Pathobiology of neuroinflammation and basal ganglia circuitry in Parkinson’s Disease

Abstract

Parkinson’s disease (PD) is the second most common neurodegenerative disease worldwide and the most common movement disorder. A defining pathologic feature of PD is the progressive death of dopaminergic neurons in a basal ganglia nucleus termed the substantia nigra (SN). Another hallmark feature of PD pathology is the presence of Lewy bodies and Lewy neurites, which are cellular inclusions with aggregated protein depositions, representing pathology in neuronal cell bodies and neuritic processes. Recently, epidemiological and genetic studies support roles for neuroinflammation in the progression of PD. Two types of cells that play a critical role in regulating neuroinflammation are microglia and astrocytes, which are activated in the basal ganglia of PD patients. Studies within this dissertation characterized activation of microglial cells by alpha-synuclein (α-synuclein), the most abundant protein in Lewy bodies, which has been implicated in PD pathogenesis. To garner insights into molecular mechanisms associated with astrocyte proliferation and activation, genomic alterations during developmental stages of astrocytes were examined since they are likely to recapitulate the reactivity associated with gliosis in PD brain. The activation of these glial cells and pathology of neurons in the basal ganglia causes the hallmark symptoms of PD. The symptoms of PD are termed parkinsonism.
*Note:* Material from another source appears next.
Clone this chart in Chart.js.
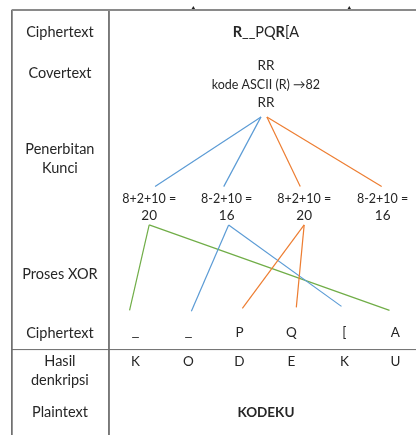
<!DOCTYPE html>
<html>
<head>
<meta charset="utf-8">
<script src="https://cdn.jsdelivr.net/npm/chart.js@4"></script>
<style>
  html, body { margin: 0; padding: 0; background: #fff; overflow: hidden; }
</style>
</head>
<body>
<canvas id="myChart" width="420" height="439"></canvas>
<script>
  // row labels (left column) and their y positions
  const rowLabels = ['Ciphertext', 'Covertext', 'Penerbitan', 'Kunci', 'Proses XOR', 'Ciphertext', 'Hasil', 'denkripsi', 'Plaintext'];
  const rowY = [29, 71, 148, 167, 275, 335, 364, 383, 416];

  const cipherText = 'R__PQR[A';
  const coverLines = ['RR', 'kode ASCII (R) \u219282', 'RR'];
  const coverY = [63, 82, 100];

  // key generation
  const keyExpr = ['8+2+10 =', '8-2+10 =', '8+2+10 =', '8-2+10 ='];
  const keyVals = ['20', '16', '20', '16'];
  const keyX = [148, 227, 306, 386];
  const keyTopX = [154, 224, 302, 385];   // where branch lines meet each key
  const apexX = [262, 262, 268, 268];      // blue for first two, orange for last two

  // ciphertext characters & decryption result
  const cipherChars = ['_', '_', 'P', 'Q', '[', 'A'];
  const plainChars = ['K', 'O', 'D', 'E', 'K', 'U'];
  const charX = [134, 188, 240, 293, 347, 399];
  const xorEndX = [128, 191, 243, 298, 344, 393];
  const xorEndY = [312, 313, 310, 309, 308, 312];
  // which key feeds which ciphertext character
  const keyOfChar = [0, 1, 2, 2, 1, 0];
  const keyBottomX = [148, 229, 306];

  const plainText = 'KODEKU';

  // small markers on the top border
  const topMarksX = [193, 352];

  const blue = '#5B9BD5', orange = '#ED7D31', green = '#70AD47', grid = '#6b6b6b';
  const colorOfKey = [green, blue, orange];

  const datasets = [];
  const seg = (a, b, color, w) => datasets.push({
    type: 'line', data: [a, b], borderColor: color, borderWidth: w || 1.2,
    pointRadius: 0, fill: false, tension: 0
  });

  // table frame
  seg({x: 8, y: 6}, {x: 420, y: 6}, '#8a8a8a', 2);
  seg({x: 8, y: 6}, {x: 8, y: 439}, grid, 1);
  seg({x: 107, y: 6}, {x: 107, y: 439}, grid, 1);
  seg({x: 8, y: 352}, {x: 420, y: 352}, grid, 1);

  datasets.push({
    type: 'scatter', data: topMarksX.map(x => ({x: x, y: 4})),
    pointStyle: 'triangle', pointRadius: 2, backgroundColor: '#222', borderColor: '#222', borderWidth: 0
  });

  // branches from "RR" to each key
  keyTopX.forEach((x, i) => seg({x: apexX[i], y: 115}, {x: x, y: 186}, i < 2 ? blue : orange));

  // XOR lines from keys to ciphertext characters
  keyOfChar.forEach((k, i) => seg({x: keyBottomX[k], y: 225}, {x: xorEndX[i], y: xorEndY[i]}, colorOfKey[k]));

  const font = (size, bold, fam) => (bold ? 'bold ' : '') + size + 'px ' + (fam || 'Lato, "Open Sans", sans-serif');

  const textPlugin = {
    id: 'diagramText',
    afterDatasetsDraw(chart) {
      const c = chart.ctx;
      const sx = chart.scales.x, sy = chart.scales.y;
      const put = (t, x, y, size, bold, fam) => {
        c.font = font(size, bold, fam);
        c.fillText(t, sx.getPixelForValue(x), sy.getPixelForValue(y));
      };
      c.save();
      c.fillStyle = '#262626';
      c.textAlign = 'center';
      c.textBaseline = 'middle';

      rowLabels.forEach((t, i) => put(t, 57, rowY[i], 14.5));

      // R__PQR[A with bold R's
      c.textAlign = 'left';
      let parts = cipherText.split('');
      let widths = parts.map(ch => { c.font = font(14.5, ch === 'R'); return c.measureText(ch).width; });
      let total = widths.reduce((a, b) => a + b, 0);
      let px = sx.getPixelForValue(267) - total / 2;
      parts.forEach((ch, i) => {
        c.font = font(14.5, ch === 'R');
        c.fillText(ch, px, sy.getPixelForValue(29));
        px += widths[i];
      });
      c.textAlign = 'center';

      coverLines.forEach((t, i) => put(t, 267, coverY[i], i === 1 ? 12.5 : 13.5));

      keyExpr.forEach((t, i) => {
        put(t, keyX[i], 199, 12.5);
        put(keyVals[i], keyX[i], 216, 13.5);
      });

      cipherChars.forEach((t, i) => {
        if (t === '_') put(t, charX[i], 334, 13, false, '"DejaVu Sans", sans-serif');
        else put(t, charX[i], 335, 13.5);
      });
      plainChars.forEach((t, i) => put(t, charX[i], 364, 13.5));

      put(plainText, 267, 416, 13.5, true);
      c.restore();
    }
  };

  const ctx = document.getElementById('myChart').getContext('2d');
  const myChart = new Chart(ctx, {
    type: 'scatter',
    data: { datasets: datasets },
    options: {
      responsive: false,
      animation: false,
      maintainAspectRatio: false,
      layout: { padding: 0 },
      plugins: { legend: { display: false }, tooltip: { enabled: false } },
      scales: {
        x: { type: 'linear', min: 0, max: 420, display: false },
        y: { type: 'linear', min: 0, max: 439, reverse: true, display: false }
      }
    },
    plugins: [textPlugin]
  });
</script>
</body>
</html>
These are thought to result, at least in part, from alterations in the balance of output of the neostriatal efferent neurons, due to the loss of dopaminergic neuronal innervation of these cells. Phosphodiesterase 10A (PDE10A) is preferentially expressed in neostriatal efferent pathways and PDE10A inhibitors (PDE10i) have been shown to target dopamine signaling mechanisms. Studies here have utilized PDE10i to understand the balance of activation of medium spiny neurons in the indirect pathway versus activation of the direct pathway, since recent findings show PDE10i lead to a decrease in thalamic drive to the motor cortex, a primary symptom of PD. In conclusion, the aims of this dissertation sought to identify neuroinflammatory mechanisms within activated microglia in response to α-synuclein and proliferating astrocytes. Also, this work evaluated an inhibition of PDE10A in neurons within a region important to the progression of PD.